After training, change out of sweaty clothes as soon as you can. Shower properly when possible. Rinse well. Do not forget areas where clothing sits tight: waistband, shoulders, underarms, chest, back, and feet.

If your skin gets rough or bumpy from training, think less about adding products and more about removing buildup consistently and gently.

The best routine is the one you can repeat.

Keep the routine realistic

The biggest mistake is building a routine you will not actually do.

A realistic men’s body-care routine can be simple: warm shower, proper wash, gentle exfoliation a few times a week, good rinse, clean towel, moisturizer when needed, fresh clothes.

That is it.

No bathroom ceremony required.

If you want to add more later, you can. But the foundation should feel easy enough to keep. Men’s body care works best when it becomes part of normal life, not a performance.

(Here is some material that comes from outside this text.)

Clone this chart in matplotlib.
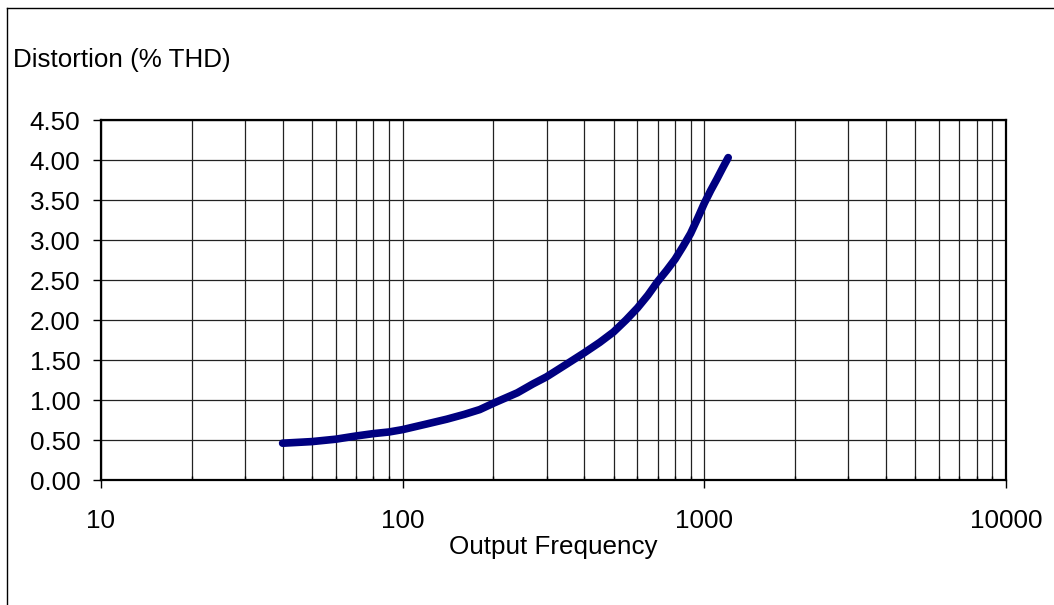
import matplotlib
matplotlib.use("Agg")
import matplotlib.pyplot as plt
from matplotlib.ticker import FixedLocator, NullFormatter, FuncFormatter
from matplotlib.lines import Line2D

plt.rcParams['font.family'] = ['Liberation Sans', 'DejaVu Sans']

# values
freq = [40, 50, 60, 70, 80, 90, 100, 120, 140, 160, 180, 200, 240, 270,
        300, 350, 400, 450, 500, 550, 600, 650, 700, 750, 800, 850, 900,
        950, 1000, 1050, 1100, 1150, 1200]
thd = [0.46, 0.48, 0.51, 0.55, 0.58, 0.60, 0.63, 0.70, 0.76, 0.82, 0.88,
       0.96, 1.09, 1.20, 1.29, 1.45, 1.59, 1.72, 1.85, 2.00, 2.15, 2.31,
       2.48, 2.62, 2.76, 2.92, 3.08, 3.27, 3.46, 3.62, 3.76, 3.90, 4.03]
y_ticks = [0, 0.5, 1.0, 1.5, 2.0, 2.5, 3.0, 3.5, 4.0, 4.5]
x_ticks = [10, 100, 1000, 10000]

W, H = 1054, 605
fig = plt.figure(figsize=(W / 100, H / 100), dpi=100)
ax = fig.add_axes([101 / W, 1 - 480 / H, 905 / W, 360 / H])

ax.plot(freq, thd, color='#000080', lw=5.5, solid_capstyle='round',
        solid_joinstyle='round', zorder=3)

ax.set_xscale('log')
ax.set_xlim(10, 10000)
ax.set_ylim(0, 4.5)
ax.xaxis.set_major_locator(FixedLocator(x_ticks))
ax.xaxis.set_major_formatter(FuncFormatter(lambda v, p: '%d' % v))
minors = [m * d for d in [10, 100, 1000] for m in range(2, 10)]
ax.xaxis.set_minor_locator(FixedLocator(minors))
ax.xaxis.set_minor_formatter(NullFormatter())
ax.set_yticks(y_ticks)
ax.yaxis.set_major_formatter(FuncFormatter(lambda v, p: '%.2f' % v))

fs = 18.7
ax.grid(True, which='both', color='#222222', lw=0.9)
ax.tick_params(axis='x', which='major', length=6, width=1, pad=15,
               labelsize=fs, direction='out')
ax.tick_params(axis='x', which='minor', length=3, width=1, direction='in')
ax.tick_params(axis='y', length=6, width=1, pad=9, labelsize=fs,
               direction='out')
for s in ax.spines.values():
    s.set_linewidth(1.6)
    s.set_color('black')

ax.set_xlabel('Output Frequency', fontsize=fs, labelpad=1)
fig.text(13 / W, 1 - 60 / H, 'Distortion (% THD)', fontsize=fs,
         ha='left', va='center')

# outer chart frame (only top and left edges are visible)
fig.add_artist(Line2D([7 / W, 1.0], [1 - 8 / H, 1 - 8 / H],
                      transform=fig.transFigure, color='black', lw=1))
fig.add_artist(Line2D([7 / W, 7 / W], [0.0, 1 - 8 / H],
                      transform=fig.transFigure, color='black', lw=1))

fig.savefig('out.png', dpi=100)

Clean should feel comfortable

The old version of men’s grooming was mostly about being quick, harsh, and heavily scented. Strong soap. Hot water. Rough towel. Sharp fragrance. Done.

But clean skin should not feel stripped. It should not itch under your clothes. It should not feel tight five minutes after showering. It should not need to be ignored until something gets uncomfortable.

A better approach is quieter: cleanse well, respect the skin, remove buildup, soften roughness, and keep the routine simple enough to repeat.

That is body care without the fuss.

Not complicated. Not precious. Not another thing to overthink.

Just clean, comfortable skin that feels better when you move through the day.